When she scowled and told him to get himself to a medic, he rolled his eyes and withdrew his hand from behind his back. “Your crossbow, Consort.”

She did kiss him then, to the wolf whistles of the rest of the team.

That, however, was the sole point of light in the darkness. As night turned to dawn, the city drained of power, the Tower running on massive generators stored below ground and turned on only when Raphael and Lijuan weren’t in the air, they cataloged their losses while watching for any movement from the opposing camp. The news was bad.

“Half of the injured,” Dmitri said, after sharing the pitiless numbers, “will be able to fight again in a few hours, but the rest are either dead”—a grim look—“or so badly injured they’ll be out for days at least.” Black T-shirt wrinkled and bloodied from where he’d fought a squadron that had landed on a Tower balcony, he shoved a hand through his hair. “Jason, did you manage to get any reliable numbers on Lijuan’s casualties?”

The spymaster nodded. “Double ours.”

Everyone in the room understood that even with the impressive abilities of the Seven in the mix, that still left Lijuan at a huge advantage, and the remainder of the time was spent discussing what they could do to lessen the near-impossible odds. It was grueling, because there weren’t many more rabbits they could pull out of hats. Especially given the fact that while Lijuan hadn’t begun any hostilities in the Refuge, Galen reported that her stronghold was bristling with aggression.

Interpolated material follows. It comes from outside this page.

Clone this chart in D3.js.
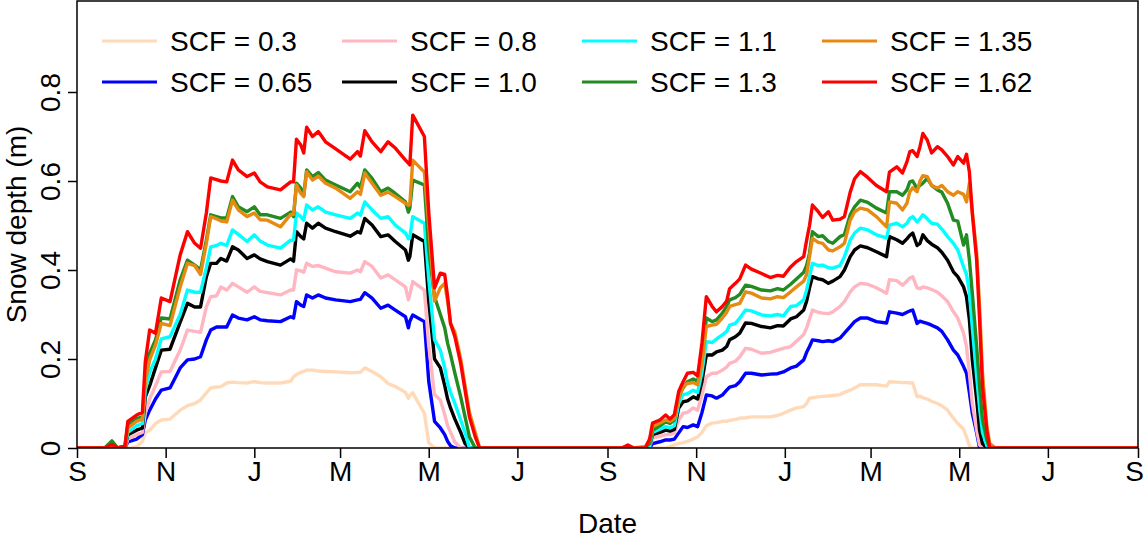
<!DOCTYPE html>
<html>
<head>
<meta charset="utf-8">
<script src="https://cdn.jsdelivr.net/npm/d3@7"></script>
<style>
  html, body { margin: 0; padding: 0; background: #fff; }
  svg { display: block; font-family: "Liberation Sans", Arial, Helvetica, sans-serif; }
</style>
</head>
<body>
<svg id="chart" width="1145" height="540"></svg>
<script>
// ---------- DATA (days since 1 Sep of first year) ----------
const days1 = [0,19,24,28,33,35,41,45,47,50, 54,58,64,71,76,81,85,89,92,96,
  99,103,107,111,117,122,126,131,140,147, 149,151,154,156,158,162,166,171,178,188,
  193,195,198,203,209,214,219,226,228,229, 231,239,242,246,250,253,255,257,260,264,
  267,270,274,277,281];
const days2 = [375,379,383,391,394,396,401,405,408,411, 414,417,420,424,427,430,433,437,440,444,
  447,449,453,456,460,464,471,477,482,486, 491,495,500,502,504,506,510,513,517,520,
  525,528,532,535,539,544,550,557,559,564, 568,571,573,575,578,580,582,585,588,592,
  595,599,603,606,610,612,614,616,619,621, 623,626,628,632,730];

const scf030_a = [0,0,0,0,0,0,.003,.015,.034,.04, .055,.063,.065,.085,.095,.10,.108,.124,.135,.137,
  .138,.146,.148,.147,.146,.149,.147,.146,.146,.15, .16,.165,.17,.172,.175,.175,.173,.172,.171,.169,
  .17,.17,.18,.172,.16,.145,.138,.125,.112,.118, .124,.078,.012,0,0,0,0,0,0,0, 0,0,0,0,0];
const scf030_b = [0,0,0,0,0,0,0,0,.003,.007, .01,.012,.015,.02,.025,.035,.05,.056,.057,.06,
  .06,.062,.064,.067,.068,.07,.07,.07,.073,.078, .085,.09,.093,.1,.112,.113,.115,.116,.117,.118,
  .12,.125,.13,.135,.142,.142,.142,.139,.149,.148, .147,.147,.146,.146,.115,.117,.113,.11,.105,.10,
  .095,.085,.067,.055,.042,.025,.005,0,0,0, 0,0,0,0,0];

const scf065_a = [0,0,0,0,0,.014,.02,.03,.063,.085, .11,.13,.135,.18,.198,.20,.205,.243,.265,.272,
  .272,.272,.299,.292,.288,.295,.288,.286,.284,.295, .292,.329,.321,.318,.344,.337,.344,.337,.333,.329,
  .333,.334,.349,.337,.314,.321,.31,.295,.27,.285, .299,.284,.15,.06,.045,.03,.015,.005,0,0, 0,0,0,0,0];
const scf065_b = [0,0,0,0,0,.01,.014,.018,.018,.02, .034,.048,.046,.052,.048,.08,.119,.117,.112,.119,
  .13,.137,.14,.149,.168,.168,.164,.166,.167,.171, .18,.184,.198,.215,.228,.243,.241,.239,.241,.239,
  .247,.258,.273,.284,.292,.292,.284,.281,.306,.303, .30,.305,.308,.31,.28,.285,.283,.28,.276,.27,
  .262,.243,.22,.209,.183,.168,.124,.078,.034,0, 0,0,0,0,0];

const scf080_a = [0,0,0,0,0,.02,.03,.035,.078,.11, .14,.171,.172,.22,.265,.262,.26,.317,.34,.342,
  .362,.355,.37,.362,.35,.362,.352,.349,.344,.355, .355,.40,.398,.395,.415,.408,.41,.404,.396,.393,
  .40,.396,.419,.408,.382,.389,.378,.362,.333,.345, .374,.355,.23,.12,.108,.075,.05,.035,.013,0, 0,0,0,0,0];
const scf080_b = [0,0,0,0,.003,.022,.026,.03,.03,.034, .063,.078,.08,.09,.085,.12,.16,.168,.168,.175,
  .182,.19,.195,.205,.224,.222,.213,.215,.22,.224, .228,.24,.255,.27,.29,.31,.305,.303,.302,.306,
  .318,.329,.351,.362,.37,.368,.36,.348,.378,.376, .366,.375,.382,.385,.36,.358,.362,.36,.356,.35,
  .342,.329,.306,.292,.258,.228,.168,.10,.04,.007, 0,0,0,0,0];

const scf100_a = [0,0,.002,0,.002,.03,.04,.045,.115,.14, .18,.22,.222,.283,.325,.317,.317,.385,.415,.415,
  .426,.42,.452,.445,.426,.434,.425,.419,.411,.425, .42,.486,.475,.47,.505,.494,.505,.494,.486,.476,
  .486,.483,.516,.501,.475,.479,.464,.445,.422,.43, .479,.464,.33,.20,.18,.14,.11,.09,.065,.035, .01,0,0,0,0];
const scf100_b = [0,0,0,0,.005,.03,.035,.04,.038,.042, .09,.104,.106,.115,.11,.15,.209,.209,.216,.22,
  .228,.243,.25,.258,.281,.28,.273,.27,.275,.274, .29,.295,.31,.33,.36,.385,.38,.378,.37,.375,
  .385,.40,.43,.445,.454,.45,.441,.43,.475,.468, .46,.47,.478,.483,.455,.46,.479,.466,.458,.45,
  .44,.422,.396,.385,.362,.34,.288,.198,.108,.04, .01,0,0,0,0];

const scf110_a = [0,0,.003,0,.002,.035,.05,.055,.13,.17, .20,.245,.25,.30,.355,.35,.35,.405,.452,.455,
  .46,.455,.49,.48,.464,.479,.465,.456,.449,.467, .467,.528,.52,.512,.546,.535,.542,.53,.524,.516,
  .528,.523,.553,.535,.516,.52,.501,.483,.47,.472, .52,.505,.38,.243,.22,.18,.145,.125,.10,.063, .034,0,0,0,0];
const scf110_b = [0,0,0,0,.005,.035,.042,.048,.045,.05, .10,.12,.122,.13,.125,.17,.239,.237,.245,.254,
  .262,.276,.28,.292,.31,.308,.299,.297,.30,.297, .318,.32,.333,.355,.385,.415,.41,.411,.405,.404,
  .41,.43,.467,.483,.494,.49,.479,.472,.501,.505, .497,.505,.516,.52,.508,.515,.524,.515,.505,.503,
  .492,.475,.46,.445,.407,.39,.35,.27,.16,.09, .035,.005,0,0,0];

const scf130_a = [0,0,.016,0,.004,.052,.066,.07,.16,.213, .243,.292,.29,.378,.422,.411,.40,.467,.524,.52,
  .517,.517,.565,.542,.531,.542,.524,.524,.516,.53, .52,.595,.584,.568,.625,.61,.619,.602,.591,.576,
  .595,.585,.625,.606,.576,.584,.572,.553,.53,.539, .602,.591,.445,.34,.30,.27,.235,.21,.168,.115, .07,.025,0,0,0];
const scf130_b = [0,.003,0,.002,.01,.04,.05,.059,.055,.063, .117,.135,.149,.155,.15,.20,.292,.284,.288,.303,
  .318,.333,.338,.345,.366,.363,.355,.353,.358,.355, .368,.38,.395,.41,.438,.486,.475,.477,.464,.46,
  .475,.48,.524,.542,.557,.552,.539,.528,.576,.576, .568,.58,.598,.60,.583,.59,.595,.606,.59,.58,
  .575,.55,.512,.51,.456,.479,.422,.348,.228,.138, .063,.018,0,0,0];

const scf135_a = [0,0,.005,0,.003,.045,.06,.065,.15,.198, .231,.28,.275,.362,.415,.41,.39,.46,.52,.515,
  .51,.508,.557,.535,.52,.528,.513,.512,.497,.525, .525,.591,.572,.565,.621,.602,.611,.595,.584,.561,
  .576,.57,.618,.595,.568,.575,.565,.55,.545,.548, .647,.62,.50,.33,.36,.37,.33,.28,.26,.20, .14,.08,.035,0,0];
const scf135_b = [0,.004,0,.003,.018,.048,.056,.063,.06,.066, .11,.138,.145,.147,.142,.19,.273,.276,.278,.292,
  .305,.318,.322,.325,.351,.348,.337,.335,.34,.338, .351,.362,.375,.39,.43,.471,.462,.46,.445,.443,
  .452,.46,.512,.531,.539,.535,.52,.497,.553,.55, .535,.55,.576,.585,.576,.60,.612,.61,.59,.584,
  .59,.576,.568,.576,.57,.553,.595,.53,.438,.318, .168,.048,.01,0,0];

const scf162_a = [0,0,.008,0,.005,.06,.074,.08,.194,.265, .258,.337,.329,.434,.486,.46,.449,.528,.607,.603,
  .60,.598,.647,.625,.61,.618,.598,.587,.58,.598, .598,.694,.681,.663,.721,.70,.711,.688,.672,.649,
  .666,.656,.713,.688,.666,.688,.674,.647,.64,.636, .748,.70,.53,.36,.393,.39,.34,.28,.25,.19, .13,.07,.025,0,0];
const scf162_b = [0,.007,0,0,.02,.056,.063,.074,.065,.075, .127,.149,.168,.17,.162,.236,.34,.318,.306,.318,
  .33,.358,.37,.38,.411,.402,.392,.383,.388,.386, .407,.419,.43,.467,.50,.546,.531,.518,.531,.512,
  .514,.52,.575,.605,.621,.608,.59,.576,.62,.632, .618,.643,.666,.668,.655,.677,.707,.692,.663,.677,
  .67,.655,.636,.655,.64,.66,.62,.528,.422,.288, .138,.04,0,0,0];

const seriesNames  = ["SCF = 0.3","SCF = 0.65","SCF = 0.8","SCF = 1.0","SCF = 1.1","SCF = 1.3","SCF = 1.35","SCF = 1.62"];
const seriesColors = ["#FFDAB9","#0000FF","#FFB6C1","#000000","#00FFFF","#228B22","#E68A12","#FF0000"];
const seriesA = [scf030_a, scf065_a, scf080_a, scf100_a, scf110_a, scf130_a, scf135_a, scf162_a];
const seriesB = [scf030_b, scf065_b, scf080_b, scf100_b, scf110_b, scf130_b, scf135_b, scf162_b];
// legend layout: row 1 then row 2 (index into series)
const legendRows = [[0,2,4,6],[1,3,5,7]];

const yTicks = [0, 0.2, 0.4, 0.6, 0.8];
const monthInitials = ["J","F","M","A","M","J","J","A","S","O","N","D"];
const xLabel = "Date";
const yLabel = "Snow depth (m)";

// ---------- CHART ----------
const svg = d3.select("#chart");
const pLeft = 77, pRight = 1138, pTop = 1, pBottom = 448;
const start = new Date(Date.UTC(2013, 8, 1));
const end = new Date(Date.UTC(2015, 8, 1));

const x = d3.scaleUtc().domain([start, end]).range([pLeft, pRight]);
const y = d3.scaleLinear().domain([0, 0.8]).range([pBottom, 92]);

const allDays = days1.concat(days2);
const line = d3.line()
  .x(d => x(d3.utcDay.offset(start, d[0])))
  .y(d => y(d[1]));

svg.append("clipPath").attr("id", "clip")
  .append("rect").attr("x", pLeft).attr("y", pTop).attr("width", pRight - pLeft).attr("height", pBottom - pTop);

const g = svg.append("g").attr("clip-path", "url(#clip)");
seriesNames.forEach((name, i) => {
  const vals = seriesA[i].concat(seriesB[i]);
  const pts = allDays.map((d, k) => [d, vals[k]]);
  g.append("path")
    .attr("d", line(pts))
    .attr("fill", "none")
    .attr("stroke", seriesColors[i])
    .attr("stroke-width", 3.4)
    .attr("stroke-linejoin", "round");
});

// axes
const xTickVals = d3.utcMonth.every(2).range(start, d3.utcDay.offset(end, 1));
const xAxis = d3.axisBottom(x)
  .tickValues(xTickVals)
  .tickSize(10)
  .tickFormat(d => monthInitials[d.getUTCMonth()]);
const gx = svg.append("g").attr("transform", `translate(0,${pBottom})`).call(xAxis);
gx.select(".domain").remove();
gx.selectAll(".tick line").attr("stroke", "#000").attr("stroke-width", 1.5);
gx.selectAll(".tick text")
  .attr("font-size", 28).attr("fill", "#000")
  .attr("dy", null).attr("y", 33)
  .attr("x", (d, i, n) => i === n.length - 1 ? -4 : 0)
  .style("font-family", "'Liberation Sans', Arial, sans-serif");

const yAxis = d3.axisLeft(y)
  .tickValues(yTicks)
  .tickSize(9)
  .tickFormat(d => d === 0 ? "0" : d.toFixed(1));
const gy = svg.append("g").attr("transform", `translate(${pLeft},0)`).call(yAxis);
gy.select(".domain").remove();
gy.selectAll(".tick line").attr("stroke", "#000").attr("stroke-width", 1.5);
gy.selectAll(".tick text")
  .attr("font-size", 28).attr("fill", "#000")
  .attr("x", null).attr("dy", null)
  .attr("text-anchor", "middle")
  .attr("transform", "translate(-17,0) rotate(-90)")
  .style("font-family", "'Liberation Sans', Arial, sans-serif");

// frame
svg.append("rect")
  .attr("x", pLeft).attr("y", pTop)
  .attr("width", pRight - pLeft).attr("height", pBottom - pTop)
  .attr("fill", "none").attr("stroke", "#000").attr("stroke-width", 1.5);

// axis titles
svg.append("text")
  .attr("x", (pLeft + pRight) / 2).attr("y", 533)
  .attr("text-anchor", "middle").attr("font-size", 28).attr("fill", "#000")
  .text(xLabel);
svg.append("text")
  .attr("transform", `translate(26,${(pTop + pBottom) / 2}) rotate(-90)`)
  .attr("text-anchor", "middle").attr("font-size", 28).attr("fill", "#000")
  .text(yLabel);

// legend
const legX = [102, 342, 582, 822];
const legY = [41, 82];
legendRows.forEach((row, r) => {
  row.forEach((si, c) => {
    svg.append("line")
      .attr("x1", legX[c]).attr("x2", legX[c] + 55)
      .attr("y1", legY[r]).attr("y2", legY[r])
      .attr("stroke", seriesColors[si]).attr("stroke-width", 3.2);
    svg.append("text")
      .attr("x", legX[c] + 68).attr("y", legY[r] + 10)
      .attr("font-size", 28).attr("fill", "#000")
      .text(seriesNames[si]);
  });
});
</script>
</body>
</html>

“The instant they see any sign that we may head your way,” Raphael’s weapons-master had said, “there’s no question they’ll attack.” A tic in his jaw, he’d shaken his head. “If Lijuan survives this war, she’ll do so with more enemies than she knows. Every man, woman, and child in the Refuge understands the threat originates from her.”

An hour after Galen’s message, Jason received another report—more cargo planes were being stocked with weapons in Lijuan’s territory, and this time, instead of vampires, there would be reborn in the holds.

“It appears,” Raphael said, rage a cold burn in his blood, “the goddess has decided there is no dishonor in using her ‘servants’ to win this war.”